═════ MATERIAL ═════

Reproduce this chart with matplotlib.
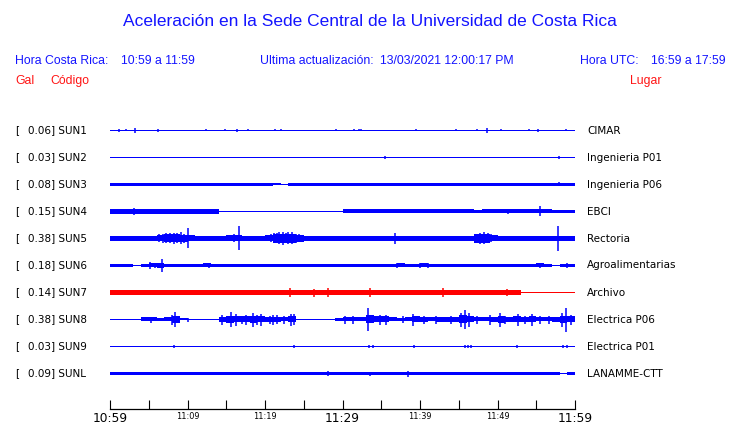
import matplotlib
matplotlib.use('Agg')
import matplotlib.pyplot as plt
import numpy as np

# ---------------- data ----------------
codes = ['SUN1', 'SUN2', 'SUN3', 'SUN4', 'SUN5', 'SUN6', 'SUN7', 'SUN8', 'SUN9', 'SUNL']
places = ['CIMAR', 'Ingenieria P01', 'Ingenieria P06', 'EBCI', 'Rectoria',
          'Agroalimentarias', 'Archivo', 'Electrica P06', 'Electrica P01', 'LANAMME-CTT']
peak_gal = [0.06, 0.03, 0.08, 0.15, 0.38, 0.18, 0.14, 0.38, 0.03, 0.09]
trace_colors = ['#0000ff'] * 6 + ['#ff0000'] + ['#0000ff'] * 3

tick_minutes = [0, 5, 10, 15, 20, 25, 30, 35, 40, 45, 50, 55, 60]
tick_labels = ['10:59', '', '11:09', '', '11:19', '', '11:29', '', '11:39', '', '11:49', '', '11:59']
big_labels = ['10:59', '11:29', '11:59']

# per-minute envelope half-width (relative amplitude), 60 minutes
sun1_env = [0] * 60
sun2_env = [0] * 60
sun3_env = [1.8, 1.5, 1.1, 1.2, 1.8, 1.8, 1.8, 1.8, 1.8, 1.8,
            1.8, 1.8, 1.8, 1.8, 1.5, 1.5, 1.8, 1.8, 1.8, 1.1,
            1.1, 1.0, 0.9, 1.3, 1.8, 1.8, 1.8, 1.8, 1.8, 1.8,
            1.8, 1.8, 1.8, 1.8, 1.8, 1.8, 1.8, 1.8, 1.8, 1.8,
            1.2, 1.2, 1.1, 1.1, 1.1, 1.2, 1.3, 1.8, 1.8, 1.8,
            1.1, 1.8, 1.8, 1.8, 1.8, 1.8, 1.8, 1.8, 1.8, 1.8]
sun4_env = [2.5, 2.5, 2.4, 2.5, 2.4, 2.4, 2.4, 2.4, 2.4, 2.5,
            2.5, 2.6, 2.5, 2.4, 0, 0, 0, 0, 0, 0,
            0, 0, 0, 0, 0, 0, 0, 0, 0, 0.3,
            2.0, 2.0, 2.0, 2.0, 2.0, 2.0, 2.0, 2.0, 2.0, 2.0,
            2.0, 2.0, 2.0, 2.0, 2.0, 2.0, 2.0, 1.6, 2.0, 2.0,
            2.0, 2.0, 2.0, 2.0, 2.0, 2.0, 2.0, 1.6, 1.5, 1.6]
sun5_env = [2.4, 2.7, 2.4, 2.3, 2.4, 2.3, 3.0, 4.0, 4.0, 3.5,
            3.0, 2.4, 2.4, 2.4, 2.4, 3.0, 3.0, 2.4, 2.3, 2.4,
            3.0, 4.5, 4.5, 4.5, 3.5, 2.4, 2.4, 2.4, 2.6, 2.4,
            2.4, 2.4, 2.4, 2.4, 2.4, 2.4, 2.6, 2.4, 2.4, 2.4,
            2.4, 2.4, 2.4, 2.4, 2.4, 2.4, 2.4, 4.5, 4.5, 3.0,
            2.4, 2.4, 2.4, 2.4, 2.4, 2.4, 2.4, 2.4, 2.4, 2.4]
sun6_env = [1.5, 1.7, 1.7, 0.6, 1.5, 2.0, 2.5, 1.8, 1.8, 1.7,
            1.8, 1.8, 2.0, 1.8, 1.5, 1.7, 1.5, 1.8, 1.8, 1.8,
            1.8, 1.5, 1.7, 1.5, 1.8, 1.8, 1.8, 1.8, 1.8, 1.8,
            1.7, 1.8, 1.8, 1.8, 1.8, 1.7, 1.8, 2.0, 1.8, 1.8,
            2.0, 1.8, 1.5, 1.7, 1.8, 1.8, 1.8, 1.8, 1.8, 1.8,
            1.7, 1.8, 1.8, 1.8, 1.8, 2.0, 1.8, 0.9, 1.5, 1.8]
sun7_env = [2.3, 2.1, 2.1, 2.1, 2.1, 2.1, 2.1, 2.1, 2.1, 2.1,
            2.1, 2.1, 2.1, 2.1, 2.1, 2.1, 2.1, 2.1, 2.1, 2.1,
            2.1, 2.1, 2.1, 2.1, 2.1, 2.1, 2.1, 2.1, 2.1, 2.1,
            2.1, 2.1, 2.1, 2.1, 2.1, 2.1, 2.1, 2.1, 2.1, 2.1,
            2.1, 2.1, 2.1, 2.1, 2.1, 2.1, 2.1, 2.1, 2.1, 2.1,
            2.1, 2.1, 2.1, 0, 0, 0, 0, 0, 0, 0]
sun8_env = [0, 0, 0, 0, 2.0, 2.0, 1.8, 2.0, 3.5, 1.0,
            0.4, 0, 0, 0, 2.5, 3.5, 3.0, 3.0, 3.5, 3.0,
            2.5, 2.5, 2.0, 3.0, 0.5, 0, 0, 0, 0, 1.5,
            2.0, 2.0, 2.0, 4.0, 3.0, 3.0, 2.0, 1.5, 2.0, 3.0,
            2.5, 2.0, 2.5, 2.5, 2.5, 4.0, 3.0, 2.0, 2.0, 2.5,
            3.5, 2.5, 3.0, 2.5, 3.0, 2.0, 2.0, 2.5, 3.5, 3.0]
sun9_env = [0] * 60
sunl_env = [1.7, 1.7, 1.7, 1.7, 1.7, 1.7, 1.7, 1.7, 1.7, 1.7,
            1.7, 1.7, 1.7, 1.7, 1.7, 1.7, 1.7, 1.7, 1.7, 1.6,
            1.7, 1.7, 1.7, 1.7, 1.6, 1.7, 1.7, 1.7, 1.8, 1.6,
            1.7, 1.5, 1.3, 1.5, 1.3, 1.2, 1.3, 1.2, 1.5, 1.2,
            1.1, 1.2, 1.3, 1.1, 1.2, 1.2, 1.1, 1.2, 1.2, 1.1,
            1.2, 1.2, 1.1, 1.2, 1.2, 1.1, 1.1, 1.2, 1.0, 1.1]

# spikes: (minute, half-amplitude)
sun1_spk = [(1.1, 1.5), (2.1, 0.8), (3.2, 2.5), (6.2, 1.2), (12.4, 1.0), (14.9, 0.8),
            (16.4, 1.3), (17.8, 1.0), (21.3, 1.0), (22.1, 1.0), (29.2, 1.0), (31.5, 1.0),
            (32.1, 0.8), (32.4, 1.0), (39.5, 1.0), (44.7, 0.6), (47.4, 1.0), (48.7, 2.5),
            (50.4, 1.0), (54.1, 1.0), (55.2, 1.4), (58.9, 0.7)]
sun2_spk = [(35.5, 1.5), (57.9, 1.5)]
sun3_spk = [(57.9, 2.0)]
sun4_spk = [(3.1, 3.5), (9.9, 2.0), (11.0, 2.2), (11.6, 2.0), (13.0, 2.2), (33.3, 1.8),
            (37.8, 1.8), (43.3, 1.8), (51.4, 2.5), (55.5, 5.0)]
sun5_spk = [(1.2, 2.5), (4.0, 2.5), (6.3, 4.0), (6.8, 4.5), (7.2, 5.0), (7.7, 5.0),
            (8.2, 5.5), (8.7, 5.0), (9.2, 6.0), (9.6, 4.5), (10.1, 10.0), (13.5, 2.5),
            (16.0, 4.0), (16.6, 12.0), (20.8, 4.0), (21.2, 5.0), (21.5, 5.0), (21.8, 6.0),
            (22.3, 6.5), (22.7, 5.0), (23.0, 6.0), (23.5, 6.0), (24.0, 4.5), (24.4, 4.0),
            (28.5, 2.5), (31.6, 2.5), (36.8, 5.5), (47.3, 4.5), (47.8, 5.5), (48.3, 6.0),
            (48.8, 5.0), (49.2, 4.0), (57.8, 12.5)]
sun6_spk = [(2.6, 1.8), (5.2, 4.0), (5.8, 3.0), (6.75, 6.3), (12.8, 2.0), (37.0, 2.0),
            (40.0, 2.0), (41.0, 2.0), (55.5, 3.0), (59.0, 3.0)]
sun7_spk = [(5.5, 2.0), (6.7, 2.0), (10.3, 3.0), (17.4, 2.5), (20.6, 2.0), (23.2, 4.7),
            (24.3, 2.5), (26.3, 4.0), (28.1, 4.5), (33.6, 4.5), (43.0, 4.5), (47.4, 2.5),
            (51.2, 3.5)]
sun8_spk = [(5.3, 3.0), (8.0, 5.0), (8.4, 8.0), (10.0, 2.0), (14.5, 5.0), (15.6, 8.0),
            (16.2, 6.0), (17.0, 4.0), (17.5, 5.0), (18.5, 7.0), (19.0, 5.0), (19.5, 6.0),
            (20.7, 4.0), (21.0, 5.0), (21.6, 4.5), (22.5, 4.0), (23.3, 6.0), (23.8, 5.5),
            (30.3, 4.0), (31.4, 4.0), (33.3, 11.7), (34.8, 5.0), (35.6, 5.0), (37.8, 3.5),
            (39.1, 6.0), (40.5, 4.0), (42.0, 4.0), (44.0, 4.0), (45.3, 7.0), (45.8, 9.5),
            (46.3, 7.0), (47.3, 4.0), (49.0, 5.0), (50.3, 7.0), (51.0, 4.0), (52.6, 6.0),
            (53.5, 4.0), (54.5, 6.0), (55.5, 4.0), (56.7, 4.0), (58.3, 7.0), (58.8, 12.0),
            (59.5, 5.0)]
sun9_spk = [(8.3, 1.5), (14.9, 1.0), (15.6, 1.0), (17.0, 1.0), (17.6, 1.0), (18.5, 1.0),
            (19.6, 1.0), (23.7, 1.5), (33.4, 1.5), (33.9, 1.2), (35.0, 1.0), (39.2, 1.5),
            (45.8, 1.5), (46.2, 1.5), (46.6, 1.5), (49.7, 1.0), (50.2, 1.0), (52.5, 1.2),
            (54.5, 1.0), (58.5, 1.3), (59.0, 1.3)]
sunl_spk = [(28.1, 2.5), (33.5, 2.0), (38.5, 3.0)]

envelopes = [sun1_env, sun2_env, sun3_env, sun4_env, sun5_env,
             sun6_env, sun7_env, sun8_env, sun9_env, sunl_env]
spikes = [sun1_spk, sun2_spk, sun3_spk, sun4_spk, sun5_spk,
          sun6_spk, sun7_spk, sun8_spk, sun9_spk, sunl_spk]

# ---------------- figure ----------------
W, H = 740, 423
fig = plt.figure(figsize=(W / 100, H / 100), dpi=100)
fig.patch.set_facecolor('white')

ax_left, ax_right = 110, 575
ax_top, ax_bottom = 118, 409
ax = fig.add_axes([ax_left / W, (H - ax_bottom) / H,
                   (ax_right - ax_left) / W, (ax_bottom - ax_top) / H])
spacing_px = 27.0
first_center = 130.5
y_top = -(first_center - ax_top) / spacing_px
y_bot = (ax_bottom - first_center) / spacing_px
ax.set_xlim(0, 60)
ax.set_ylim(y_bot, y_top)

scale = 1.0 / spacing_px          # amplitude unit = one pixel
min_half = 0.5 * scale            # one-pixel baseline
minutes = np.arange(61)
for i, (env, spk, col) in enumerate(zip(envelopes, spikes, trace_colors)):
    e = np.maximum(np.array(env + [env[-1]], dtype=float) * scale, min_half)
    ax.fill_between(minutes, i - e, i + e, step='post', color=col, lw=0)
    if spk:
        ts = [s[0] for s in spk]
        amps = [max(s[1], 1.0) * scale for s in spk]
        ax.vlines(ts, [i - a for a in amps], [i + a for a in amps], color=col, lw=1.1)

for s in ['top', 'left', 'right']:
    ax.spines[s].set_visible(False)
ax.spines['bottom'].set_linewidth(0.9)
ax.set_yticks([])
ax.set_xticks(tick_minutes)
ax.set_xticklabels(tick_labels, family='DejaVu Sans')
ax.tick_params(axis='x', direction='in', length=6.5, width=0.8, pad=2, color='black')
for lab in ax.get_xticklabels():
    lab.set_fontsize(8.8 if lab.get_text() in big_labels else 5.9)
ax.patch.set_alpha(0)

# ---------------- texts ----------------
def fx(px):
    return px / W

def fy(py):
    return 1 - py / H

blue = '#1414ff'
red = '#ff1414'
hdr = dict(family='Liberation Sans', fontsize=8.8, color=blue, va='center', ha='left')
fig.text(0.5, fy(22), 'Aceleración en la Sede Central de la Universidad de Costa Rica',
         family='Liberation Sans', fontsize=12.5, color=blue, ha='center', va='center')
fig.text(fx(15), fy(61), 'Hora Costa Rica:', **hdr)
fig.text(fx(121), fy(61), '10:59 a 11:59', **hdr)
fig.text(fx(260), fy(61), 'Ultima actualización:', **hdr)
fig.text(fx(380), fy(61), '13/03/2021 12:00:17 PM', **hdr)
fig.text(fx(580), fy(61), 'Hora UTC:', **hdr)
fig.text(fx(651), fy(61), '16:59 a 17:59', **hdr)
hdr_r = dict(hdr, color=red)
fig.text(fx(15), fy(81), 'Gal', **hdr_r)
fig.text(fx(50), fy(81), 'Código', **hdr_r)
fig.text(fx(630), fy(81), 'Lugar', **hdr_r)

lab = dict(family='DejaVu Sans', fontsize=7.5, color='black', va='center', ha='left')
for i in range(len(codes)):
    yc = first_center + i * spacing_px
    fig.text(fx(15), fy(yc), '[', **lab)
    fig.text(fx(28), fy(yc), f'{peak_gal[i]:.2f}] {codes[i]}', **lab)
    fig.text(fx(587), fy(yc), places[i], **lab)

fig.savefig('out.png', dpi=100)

═════

#### GIVEN TASK:
Only lines belong in the copy: transcribe those from the start of the data through the line that contains "import numpy as np", and skip the pictures.

#### FINAL ANSWER:
Reproduce this chart with matplotlib.
import matplotlib
matplotlib.use('Agg')
import matplotlib.pyplot as plt
import numpy as np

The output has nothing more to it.